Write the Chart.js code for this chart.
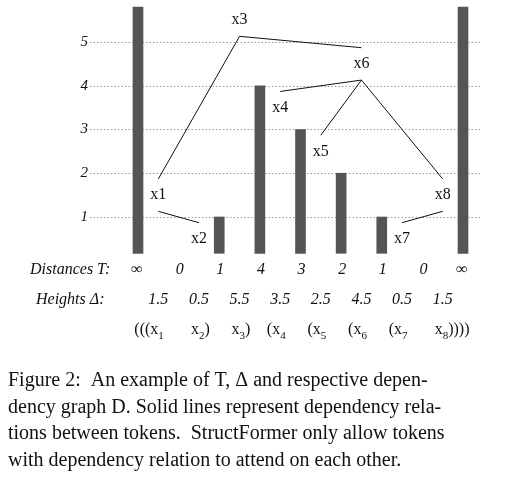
<!DOCTYPE html>
<html><head><meta charset="utf-8">
<script src="https://cdn.jsdelivr.net/npm/chart.js@4/dist/chart.umd.min.js"></script>
<style>html,body{margin:0;padding:0;background:#fff}#c{display:block}</style>
</head><body>
<div style="width:514px;height:481px"><canvas id="c"></canvas></div>
<script>
const distances = [Infinity, 0, 1, 4, 3, 2, 1, 0, Infinity];
const distanceLabels = ['∞','0','1','4','3','2','1','0','∞'];
const heights = [1.5, 0.5, 5.5, 3.5, 2.5, 4.5, 0.5, 1.5];
const tokens = ['x1','x2','x3','x4','x5','x6','x7','x8'];
const prefixes = ['(((','','','(','(','(','(',''];
const suffixes = ['',')',')','','','','','))))'];
const edges = [[0,2],[0,1],[2,5],[5,3],[5,4],[5,7],[7,6]];
const yTicks = [1,2,3,4,5];
const INF_TOP = 5.8, BAR_BASE = 0.17, OFF = 0.37;

const barData = distances.map((d,i)=>({x:i, y:[BAR_BASE, d===Infinity?INF_TOP:d]})).filter(p=>p.y[1]>0);
const edgeSets = edges.map(([a,b])=>{
  const hi = heights[a]>heights[b]?a:b, lo = hi===a?b:a;
  return {type:'line', data:[{x:hi+0.5,y:heights[hi]-OFF},{x:lo+0.5,y:heights[lo]+OFF}],
    borderColor:'#111', borderWidth:1, pointRadius:0, fill:false};
});
const SERIF = '"Liberation Serif","DejaVu Serif",serif';
const deco = {
  id:'deco',
  beforeDatasetsDraw(ch){
    const c=ch.ctx, y=ch.scales.y;
    c.save(); c.strokeStyle='#999'; c.lineWidth=1; c.setLineDash([1.5,2]);
    yTicks.forEach(t=>{const py=Math.round(y.getPixelForValue(t))+0.5;c.beginPath();c.moveTo(90,py);c.lineTo(481,py);c.stroke();});
    c.restore();
  },
  afterDatasetsDraw(ch){
    const c=ch.ctx, x=ch.scales.x, y=ch.scales.y;
    c.save(); c.fillStyle='#111'; c.textBaseline='middle';
    c.font='italic 15px '+SERIF; c.textAlign='right';
    yTicks.forEach(t=>c.fillText(String(t),88,y.getPixelForValue(t)));
    c.font='16px '+SERIF; c.textAlign='center';
    tokens.forEach((t,i)=>c.fillText(t,x.getPixelForValue(i+0.5),y.getPixelForValue(heights[i])));
    c.font='italic 16px '+SERIF; c.textAlign='left';
    c.fillText('Distances T:',30,270);
    c.fillText('Heights Δ:',36,300);
    distanceLabels.forEach((t,i)=>c.fillText(t,x.getPixelForValue(i)-(t==='∞'?7:3),270));
    heights.forEach((h,i)=>{c.textAlign='center';c.fillText(String(h),x.getPixelForValue(i+0.5),300);});
    c.font='16px '+SERIF;
    tokens.forEach((t,i)=>{
      const cx=x.getPixelForValue(i+0.5);
      c.textAlign='right'; c.fillText(prefixes[i]+'x',cx,330);
      c.textAlign='left'; c.font='11px '+SERIF; c.fillText(t.slice(1),cx,336);
      const w=c.measureText(t.slice(1)).width; c.font='16px '+SERIF;
      c.fillText(suffixes[i],cx+w,330);
    });
    c.font='20px '+SERIF; c.textAlign='left'; c.textBaseline='alphabetic';
    const lines=['Figure 2:  An example of T, Δ and respective depen-','dency graph D. Solid lines represent dependency rela-','tions between tokens.  StructFormer only allow tokens','with dependency relation to attend on each other.'];
    lines.forEach((l,i)=>c.fillText(l,8,386+i*26.5,500));
    c.restore();
  }
};
new Chart(document.getElementById('c'),{
  type:'bar',
  data:{datasets:[{type:'bar',data:barData,backgroundColor:'#555',barThickness:10,borderWidth:0}, ...edgeSets]},
  options:{responsive:true,maintainAspectRatio:false,animation:false,
    layout:{padding:0},
    plugins:{legend:{display:false},tooltip:{enabled:false}},
    scales:{
      x:{type:'linear',offset:false,min:-138/40.625,max:(514-138)/40.625,display:false},
      y:{type:'linear',min:(260.75-481)/43.75,max:260.75/43.75,display:false}
    }},
  plugins:[deco]
});
</script></body></html>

Task to carry out:
Write out the lines from the start of the material to the line with "const INF_TOP = 5.8, BAR_BASE", inclusive and exactly. Skip the pictures.

Exercise solution:
Write the Chart.js code for this chart.
<!DOCTYPE html>
<html><head><meta charset="utf-8">
<script src="https://cdn.jsdelivr.net/npm/chart.js@4/dist/chart.umd.min.js"></script>
<style>html,body{margin:0;padding:0;background:#fff}#c{display:block}</style>
</head><body>
<div style="width:514px;height:481px"><canvas id="c"></canvas></div>
<script>
const distances = [Infinity, 0, 1, 4, 3, 2, 1, 0, Infinity];
const distanceLabels = ['∞','0','1','4','3','2','1','0','∞'];
const heights = [1.5, 0.5, 5.5, 3.5, 2.5, 4.5, 0.5, 1.5];
const tokens = ['x1','x2','x3','x4','x5','x6','x7','x8'];
const prefixes = ['(((','','','(','(','(','(',''];
const suffixes = ['',')',')','','','','','))))'];
const edges = [[0,2],[0,1],[2,5],[5,3],[5,4],[5,7],[7,6]];
const yTicks = [1,2,3,4,5];
const INF_TOP = 5.8, BAR_BASE = 0.17, OFF = 0.37;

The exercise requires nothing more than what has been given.